### [STATED EXERCISE]
Locate and copy each line in the data that contains the word "this".

### [INFORMATION PROVIDED]
-=-=-=-=-

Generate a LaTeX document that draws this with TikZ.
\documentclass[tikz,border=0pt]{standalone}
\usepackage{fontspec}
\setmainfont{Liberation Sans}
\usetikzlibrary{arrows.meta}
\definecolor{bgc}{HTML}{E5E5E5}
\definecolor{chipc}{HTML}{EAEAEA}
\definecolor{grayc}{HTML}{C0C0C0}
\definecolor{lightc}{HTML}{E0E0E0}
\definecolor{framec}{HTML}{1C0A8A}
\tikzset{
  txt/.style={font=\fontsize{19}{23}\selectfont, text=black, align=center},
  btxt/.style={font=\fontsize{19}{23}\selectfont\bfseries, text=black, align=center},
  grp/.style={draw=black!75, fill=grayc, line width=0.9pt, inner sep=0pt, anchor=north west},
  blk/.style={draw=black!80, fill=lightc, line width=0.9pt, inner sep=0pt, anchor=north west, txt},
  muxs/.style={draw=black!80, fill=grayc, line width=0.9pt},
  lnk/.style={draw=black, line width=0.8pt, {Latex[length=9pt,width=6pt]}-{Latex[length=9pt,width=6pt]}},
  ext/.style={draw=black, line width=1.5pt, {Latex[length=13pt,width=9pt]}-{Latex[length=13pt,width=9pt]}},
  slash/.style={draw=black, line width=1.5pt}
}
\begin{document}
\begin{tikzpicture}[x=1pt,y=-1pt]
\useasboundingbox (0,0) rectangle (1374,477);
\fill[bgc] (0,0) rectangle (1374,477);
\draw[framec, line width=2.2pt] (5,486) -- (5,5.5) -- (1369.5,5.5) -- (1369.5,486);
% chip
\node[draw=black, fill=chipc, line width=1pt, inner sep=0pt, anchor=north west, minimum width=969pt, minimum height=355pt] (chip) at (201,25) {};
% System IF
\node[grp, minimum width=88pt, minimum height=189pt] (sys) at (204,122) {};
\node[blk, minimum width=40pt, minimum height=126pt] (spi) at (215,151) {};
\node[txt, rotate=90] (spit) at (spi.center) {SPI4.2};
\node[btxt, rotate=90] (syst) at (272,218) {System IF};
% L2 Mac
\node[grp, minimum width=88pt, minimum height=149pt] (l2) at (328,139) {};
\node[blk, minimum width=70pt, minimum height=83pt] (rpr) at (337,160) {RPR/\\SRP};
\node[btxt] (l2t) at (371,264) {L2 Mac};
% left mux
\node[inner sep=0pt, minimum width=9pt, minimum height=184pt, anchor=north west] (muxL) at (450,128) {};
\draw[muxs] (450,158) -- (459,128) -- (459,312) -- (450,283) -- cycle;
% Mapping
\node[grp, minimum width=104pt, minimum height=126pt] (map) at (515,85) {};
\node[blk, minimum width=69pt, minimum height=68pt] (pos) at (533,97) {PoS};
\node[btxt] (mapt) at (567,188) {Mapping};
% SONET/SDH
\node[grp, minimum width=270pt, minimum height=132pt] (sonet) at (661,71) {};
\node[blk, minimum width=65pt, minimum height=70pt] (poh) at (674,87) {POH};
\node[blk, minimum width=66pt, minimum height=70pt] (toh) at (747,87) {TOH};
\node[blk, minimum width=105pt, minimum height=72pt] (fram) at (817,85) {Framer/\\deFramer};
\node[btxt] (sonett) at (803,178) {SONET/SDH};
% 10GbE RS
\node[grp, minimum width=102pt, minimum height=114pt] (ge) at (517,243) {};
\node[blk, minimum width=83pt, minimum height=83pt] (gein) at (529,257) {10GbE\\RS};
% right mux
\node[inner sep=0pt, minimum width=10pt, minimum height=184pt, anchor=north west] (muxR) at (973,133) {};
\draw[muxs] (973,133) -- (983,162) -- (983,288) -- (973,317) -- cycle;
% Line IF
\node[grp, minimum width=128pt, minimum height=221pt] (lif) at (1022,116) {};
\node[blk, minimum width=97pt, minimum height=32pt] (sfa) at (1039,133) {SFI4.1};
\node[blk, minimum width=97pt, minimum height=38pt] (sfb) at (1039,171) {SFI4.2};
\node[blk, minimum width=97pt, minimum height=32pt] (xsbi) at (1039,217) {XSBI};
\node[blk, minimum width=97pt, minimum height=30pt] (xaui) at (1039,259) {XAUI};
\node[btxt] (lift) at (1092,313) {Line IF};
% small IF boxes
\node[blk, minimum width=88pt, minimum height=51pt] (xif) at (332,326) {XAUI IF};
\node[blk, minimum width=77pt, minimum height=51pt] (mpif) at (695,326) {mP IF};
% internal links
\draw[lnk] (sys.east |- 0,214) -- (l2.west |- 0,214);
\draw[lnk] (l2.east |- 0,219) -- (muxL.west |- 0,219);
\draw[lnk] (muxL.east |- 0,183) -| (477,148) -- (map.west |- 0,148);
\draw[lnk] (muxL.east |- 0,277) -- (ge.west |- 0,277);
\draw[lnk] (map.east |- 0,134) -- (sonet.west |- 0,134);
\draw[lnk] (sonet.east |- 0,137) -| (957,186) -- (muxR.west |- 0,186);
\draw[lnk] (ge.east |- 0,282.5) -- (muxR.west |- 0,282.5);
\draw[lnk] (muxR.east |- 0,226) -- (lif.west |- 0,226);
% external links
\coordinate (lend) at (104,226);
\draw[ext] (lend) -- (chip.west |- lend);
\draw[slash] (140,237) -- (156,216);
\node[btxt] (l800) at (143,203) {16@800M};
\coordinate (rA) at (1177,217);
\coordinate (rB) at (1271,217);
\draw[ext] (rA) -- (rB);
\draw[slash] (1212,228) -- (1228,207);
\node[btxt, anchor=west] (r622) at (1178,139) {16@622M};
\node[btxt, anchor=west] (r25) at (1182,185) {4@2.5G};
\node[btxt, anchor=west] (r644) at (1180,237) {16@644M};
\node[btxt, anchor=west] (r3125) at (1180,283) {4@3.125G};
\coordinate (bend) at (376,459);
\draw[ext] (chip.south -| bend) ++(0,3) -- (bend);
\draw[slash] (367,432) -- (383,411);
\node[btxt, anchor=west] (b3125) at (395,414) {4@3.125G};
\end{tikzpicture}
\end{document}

-=-=-=-=-

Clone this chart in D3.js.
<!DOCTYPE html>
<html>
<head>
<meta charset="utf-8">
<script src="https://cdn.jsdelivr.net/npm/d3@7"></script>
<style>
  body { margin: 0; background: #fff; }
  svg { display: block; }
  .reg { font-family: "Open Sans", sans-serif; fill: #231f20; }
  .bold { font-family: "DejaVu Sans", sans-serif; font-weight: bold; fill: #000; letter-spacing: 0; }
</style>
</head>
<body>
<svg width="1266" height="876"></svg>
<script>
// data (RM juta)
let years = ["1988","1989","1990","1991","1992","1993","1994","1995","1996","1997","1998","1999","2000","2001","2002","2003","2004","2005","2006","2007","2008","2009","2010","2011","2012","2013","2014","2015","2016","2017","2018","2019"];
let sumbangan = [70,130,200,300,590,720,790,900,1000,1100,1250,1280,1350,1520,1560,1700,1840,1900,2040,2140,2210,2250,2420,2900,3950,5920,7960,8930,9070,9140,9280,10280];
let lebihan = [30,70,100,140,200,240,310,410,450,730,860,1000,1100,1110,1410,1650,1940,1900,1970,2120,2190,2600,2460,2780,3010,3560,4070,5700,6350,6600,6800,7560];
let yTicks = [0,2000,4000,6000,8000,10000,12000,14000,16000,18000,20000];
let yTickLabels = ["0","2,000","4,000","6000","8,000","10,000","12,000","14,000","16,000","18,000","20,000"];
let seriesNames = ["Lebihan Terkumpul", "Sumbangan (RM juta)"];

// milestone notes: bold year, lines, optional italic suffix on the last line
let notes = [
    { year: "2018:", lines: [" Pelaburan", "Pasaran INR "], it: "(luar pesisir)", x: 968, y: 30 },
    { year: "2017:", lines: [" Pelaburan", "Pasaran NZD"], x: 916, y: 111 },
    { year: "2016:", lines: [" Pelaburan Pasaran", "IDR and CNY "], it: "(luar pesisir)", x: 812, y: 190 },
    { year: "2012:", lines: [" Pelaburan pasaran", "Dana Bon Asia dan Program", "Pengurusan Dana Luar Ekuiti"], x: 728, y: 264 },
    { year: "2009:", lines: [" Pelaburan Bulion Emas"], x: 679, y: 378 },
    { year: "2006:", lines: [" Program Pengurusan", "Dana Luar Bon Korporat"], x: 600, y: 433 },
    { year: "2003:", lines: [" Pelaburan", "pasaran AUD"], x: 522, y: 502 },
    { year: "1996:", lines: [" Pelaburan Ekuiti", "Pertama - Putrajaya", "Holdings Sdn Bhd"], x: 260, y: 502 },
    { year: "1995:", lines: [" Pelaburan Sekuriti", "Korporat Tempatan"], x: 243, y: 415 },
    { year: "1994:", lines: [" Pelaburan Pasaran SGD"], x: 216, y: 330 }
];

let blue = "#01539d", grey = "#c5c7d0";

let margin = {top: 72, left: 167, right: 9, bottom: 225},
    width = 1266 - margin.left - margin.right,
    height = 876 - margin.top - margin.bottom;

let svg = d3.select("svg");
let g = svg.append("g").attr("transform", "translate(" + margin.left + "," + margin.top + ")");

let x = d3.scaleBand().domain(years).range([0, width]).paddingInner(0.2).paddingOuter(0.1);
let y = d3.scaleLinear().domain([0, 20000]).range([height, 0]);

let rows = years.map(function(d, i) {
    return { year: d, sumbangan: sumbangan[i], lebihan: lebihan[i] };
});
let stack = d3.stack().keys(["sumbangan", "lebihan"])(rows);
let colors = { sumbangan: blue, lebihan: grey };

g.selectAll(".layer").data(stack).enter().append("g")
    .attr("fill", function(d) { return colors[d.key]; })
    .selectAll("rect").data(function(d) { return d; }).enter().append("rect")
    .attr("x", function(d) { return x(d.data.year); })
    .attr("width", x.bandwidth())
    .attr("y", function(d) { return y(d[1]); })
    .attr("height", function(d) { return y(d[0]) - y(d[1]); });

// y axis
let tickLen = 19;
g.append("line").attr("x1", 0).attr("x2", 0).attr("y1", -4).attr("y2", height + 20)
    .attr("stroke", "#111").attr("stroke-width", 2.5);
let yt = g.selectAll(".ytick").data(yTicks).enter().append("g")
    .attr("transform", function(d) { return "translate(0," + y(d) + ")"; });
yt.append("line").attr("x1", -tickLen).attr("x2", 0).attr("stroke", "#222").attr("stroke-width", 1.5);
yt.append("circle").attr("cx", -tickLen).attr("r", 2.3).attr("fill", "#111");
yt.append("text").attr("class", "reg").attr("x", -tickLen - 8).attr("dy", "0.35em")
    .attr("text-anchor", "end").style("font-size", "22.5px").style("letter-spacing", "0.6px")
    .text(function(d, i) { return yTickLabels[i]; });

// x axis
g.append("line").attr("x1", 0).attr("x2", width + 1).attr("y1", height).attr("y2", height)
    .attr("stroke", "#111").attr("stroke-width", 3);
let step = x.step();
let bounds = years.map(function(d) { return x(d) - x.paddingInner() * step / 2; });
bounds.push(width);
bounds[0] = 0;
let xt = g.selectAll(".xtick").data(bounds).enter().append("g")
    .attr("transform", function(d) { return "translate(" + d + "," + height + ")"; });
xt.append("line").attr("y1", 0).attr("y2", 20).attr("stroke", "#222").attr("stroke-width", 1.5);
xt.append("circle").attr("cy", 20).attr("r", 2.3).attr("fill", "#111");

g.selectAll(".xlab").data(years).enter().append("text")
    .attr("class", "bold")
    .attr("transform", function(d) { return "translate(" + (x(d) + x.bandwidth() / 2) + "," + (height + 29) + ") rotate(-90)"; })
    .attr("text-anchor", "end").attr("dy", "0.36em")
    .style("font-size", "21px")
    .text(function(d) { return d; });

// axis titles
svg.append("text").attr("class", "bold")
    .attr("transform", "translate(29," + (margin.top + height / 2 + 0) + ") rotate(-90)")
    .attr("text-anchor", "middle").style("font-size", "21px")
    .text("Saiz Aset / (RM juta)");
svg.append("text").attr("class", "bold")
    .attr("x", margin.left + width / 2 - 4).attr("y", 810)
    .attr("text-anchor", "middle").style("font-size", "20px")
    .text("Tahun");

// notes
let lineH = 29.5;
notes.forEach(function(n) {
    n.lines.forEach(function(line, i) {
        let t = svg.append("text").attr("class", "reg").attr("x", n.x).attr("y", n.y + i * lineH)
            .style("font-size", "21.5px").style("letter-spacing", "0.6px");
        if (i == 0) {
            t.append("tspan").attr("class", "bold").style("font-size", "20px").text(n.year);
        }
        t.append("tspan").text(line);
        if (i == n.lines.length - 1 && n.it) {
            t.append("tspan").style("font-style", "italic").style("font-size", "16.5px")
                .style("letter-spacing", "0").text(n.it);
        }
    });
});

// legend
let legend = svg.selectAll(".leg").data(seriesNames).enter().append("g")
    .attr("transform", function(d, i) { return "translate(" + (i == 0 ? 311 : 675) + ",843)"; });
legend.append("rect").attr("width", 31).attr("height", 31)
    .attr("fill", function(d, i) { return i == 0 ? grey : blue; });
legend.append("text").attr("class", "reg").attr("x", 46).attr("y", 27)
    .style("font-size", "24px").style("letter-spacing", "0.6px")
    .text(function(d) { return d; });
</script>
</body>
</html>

-=-=-=-=-

### [FULL RESPONSE]
Generate a LaTeX document that draws this with TikZ.
Clone this chart in D3.js.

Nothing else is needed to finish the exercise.